Walking a bit deeper into the forest, Shifu picked up a peculiar call and on investigating, a Green Broadbill revealed its position and gave us excellent views.
While retracing our way back, we picked up a few more birds like the White-crowned Shama, White-bellied Erpornis, Ruddy Cuckoo Dove, Black-capped Babbler, Crested Serpent Eagle and an Oriental Magpie-Robin.
All satisfied, we returned to Keningau and checked in at the Queen Hotel for the night.
It was only after reaching the room that Rishi noticed a lump on his leg and realized that it was a leech. A quick body check revealed a couple of more leeches still busy sucking off Rishi’s blood while one was already full and merrily enjoying the warmth of his boots. :)
While Rishi had to sacrifice quite a bit of blood, it did serve as a timely reminder for us to to be a little more careful from then onwards.
27 August 2017: Day 7 (Keningau – Maliau Basin)
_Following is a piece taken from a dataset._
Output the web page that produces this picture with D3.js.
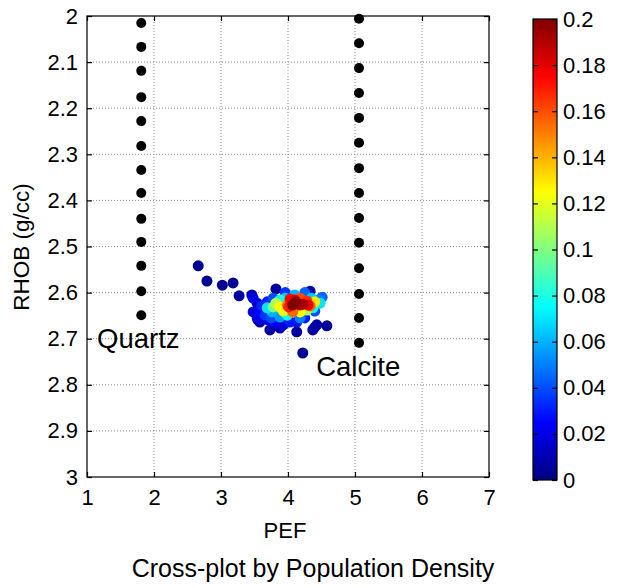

We were back at the Crocker Range Park early morning and spent over two hours birding in the clearing next to the Insectarium building and were amazed with the speed of birding. Birds just kept coming one after the other and almost all birds gave excellent views.
Some of the birds we saw in the course of the two hours were Maroon and the Buff-rumped Woodpecker, Hairy-backed and Black-headed Bulbul, Verditer and Asian Brown Flycatcher, Blue-eared and Golden-whiskered Barbets, Chestnut and Dusky Munia, Plain Flowerpecker, Dark throated Oriole, Black-winged Flycatcher-shrike, Crimson Sunbird, Lesser Green Leafbird, Little Cuckoo Dove and a Grey-rumped Treeswift.
Finishing off the morning birding at the Crocker Range, we commenced our drive to the Maliau basin reaching by 1500 Hrs to a rainy afternoon and checked in at the well maintained Maliau Basin Field Center.
Since the rain was not showing any sign of stopping, we tried to make the best of the situation by birding from the verandah of the dining area and it turned out to be a good move as we quickly spotted several common species like: Buff-vented, Cream-vented, Yellow-bellied and Puff-backed Bulbuls, Yellow-vented, Yellow-rumped and Orange-bellied Flowerpeckers and a Yellow-bellied Prinia.